[Exercise requirements]:
Print only the lines from the top of the data through the line with "(od3) at (447,573)", both included, skipping every picture.

[Data lines]:

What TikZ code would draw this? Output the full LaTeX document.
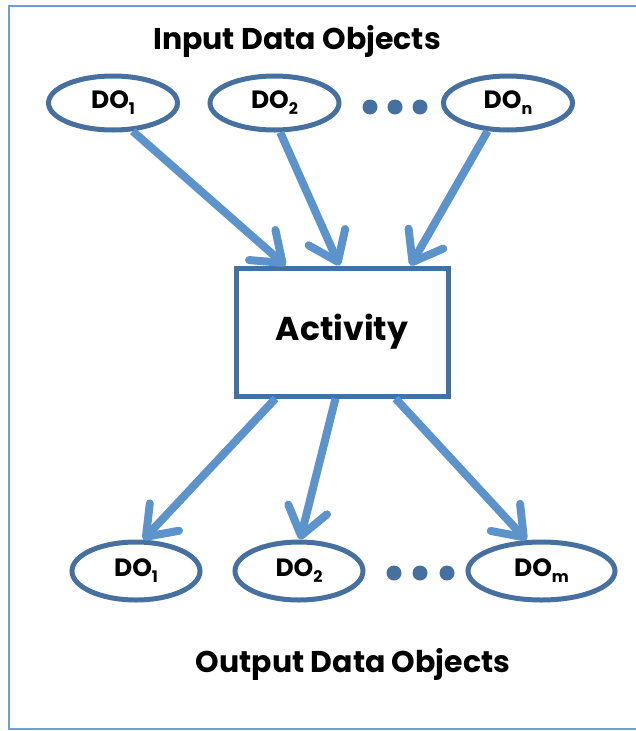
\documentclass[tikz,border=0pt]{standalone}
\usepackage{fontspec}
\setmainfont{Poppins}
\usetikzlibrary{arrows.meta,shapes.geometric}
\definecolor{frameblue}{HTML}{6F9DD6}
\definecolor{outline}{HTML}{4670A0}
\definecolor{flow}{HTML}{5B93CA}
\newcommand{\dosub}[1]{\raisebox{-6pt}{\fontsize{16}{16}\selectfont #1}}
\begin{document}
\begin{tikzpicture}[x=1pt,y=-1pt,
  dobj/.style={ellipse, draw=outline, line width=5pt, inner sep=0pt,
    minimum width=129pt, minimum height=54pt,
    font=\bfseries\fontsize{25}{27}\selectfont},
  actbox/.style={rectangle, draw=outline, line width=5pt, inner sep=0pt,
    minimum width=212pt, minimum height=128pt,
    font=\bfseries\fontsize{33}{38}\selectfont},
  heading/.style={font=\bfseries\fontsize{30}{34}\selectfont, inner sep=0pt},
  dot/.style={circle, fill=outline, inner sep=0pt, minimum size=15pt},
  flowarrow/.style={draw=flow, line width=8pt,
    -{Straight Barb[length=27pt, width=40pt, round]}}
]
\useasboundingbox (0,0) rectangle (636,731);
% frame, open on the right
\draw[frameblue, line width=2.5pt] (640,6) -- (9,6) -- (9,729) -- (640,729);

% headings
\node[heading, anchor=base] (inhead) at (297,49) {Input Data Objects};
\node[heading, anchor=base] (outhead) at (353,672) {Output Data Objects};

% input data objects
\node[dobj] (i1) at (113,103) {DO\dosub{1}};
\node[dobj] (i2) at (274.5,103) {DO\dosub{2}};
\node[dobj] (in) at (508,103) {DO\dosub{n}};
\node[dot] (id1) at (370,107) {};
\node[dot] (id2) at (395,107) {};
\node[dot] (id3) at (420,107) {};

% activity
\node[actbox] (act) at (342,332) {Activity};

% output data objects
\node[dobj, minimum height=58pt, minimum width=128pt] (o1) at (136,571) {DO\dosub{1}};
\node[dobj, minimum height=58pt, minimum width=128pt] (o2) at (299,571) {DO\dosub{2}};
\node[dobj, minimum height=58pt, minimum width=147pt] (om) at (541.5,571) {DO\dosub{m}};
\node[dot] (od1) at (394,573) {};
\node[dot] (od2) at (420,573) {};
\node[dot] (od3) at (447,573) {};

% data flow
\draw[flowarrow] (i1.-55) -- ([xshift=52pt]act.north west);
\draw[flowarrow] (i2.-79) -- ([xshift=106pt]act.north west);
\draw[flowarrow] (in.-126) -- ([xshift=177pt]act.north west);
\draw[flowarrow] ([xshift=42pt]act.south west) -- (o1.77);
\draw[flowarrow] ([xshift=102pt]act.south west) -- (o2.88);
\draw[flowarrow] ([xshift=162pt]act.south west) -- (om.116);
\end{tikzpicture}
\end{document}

[Answer to the task]:
What TikZ code would draw this? Output the full LaTeX document.
\documentclass[tikz,border=0pt]{standalone}
\usepackage{fontspec}
\setmainfont{Poppins}
\usetikzlibrary{arrows.meta,shapes.geometric}
\definecolor{frameblue}{HTML}{6F9DD6}
\definecolor{outline}{HTML}{4670A0}
\definecolor{flow}{HTML}{5B93CA}
\newcommand{\dosub}[1]{\raisebox{-6pt}{\fontsize{16}{16}\selectfont #1}}
\begin{document}
\begin{tikzpicture}[x=1pt,y=-1pt,
  dobj/.style={ellipse, draw=outline, line width=5pt, inner sep=0pt,
    minimum width=129pt, minimum height=54pt,
    font=\bfseries\fontsize{25}{27}\selectfont},
  actbox/.style={rectangle, draw=outline, line width=5pt, inner sep=0pt,
    minimum width=212pt, minimum height=128pt,
    font=\bfseries\fontsize{33}{38}\selectfont},
  heading/.style={font=\bfseries\fontsize{30}{34}\selectfont, inner sep=0pt},
  dot/.style={circle, fill=outline, inner sep=0pt, minimum size=15pt},
  flowarrow/.style={draw=flow, line width=8pt,
    -{Straight Barb[length=27pt, width=40pt, round]}}
]
\useasboundingbox (0,0) rectangle (636,731);
% frame, open on the right
\draw[frameblue, line width=2.5pt] (640,6) -- (9,6) -- (9,729) -- (640,729);

% headings
\node[heading, anchor=base] (inhead) at (297,49) {Input Data Objects};
\node[heading, anchor=base] (outhead) at (353,672) {Output Data Objects};

% input data objects
\node[dobj] (i1) at (113,103) {DO\dosub{1}};
\node[dobj] (i2) at (274.5,103) {DO\dosub{2}};
\node[dobj] (in) at (508,103) {DO\dosub{n}};
\node[dot] (id1) at (370,107) {};
\node[dot] (id2) at (395,107) {};
\node[dot] (id3) at (420,107) {};

% activity
\node[actbox] (act) at (342,332) {Activity};

% output data objects
\node[dobj, minimum height=58pt, minimum width=128pt] (o1) at (136,571) {DO\dosub{1}};
\node[dobj, minimum height=58pt, minimum width=128pt] (o2) at (299,571) {DO\dosub{2}};
\node[dobj, minimum height=58pt, minimum width=147pt] (om) at (541.5,571) {DO\dosub{m}};
\node[dot] (od1) at (394,573) {};
\node[dot] (od2) at (420,573) {};
\node[dot] (od3) at (447,573) {};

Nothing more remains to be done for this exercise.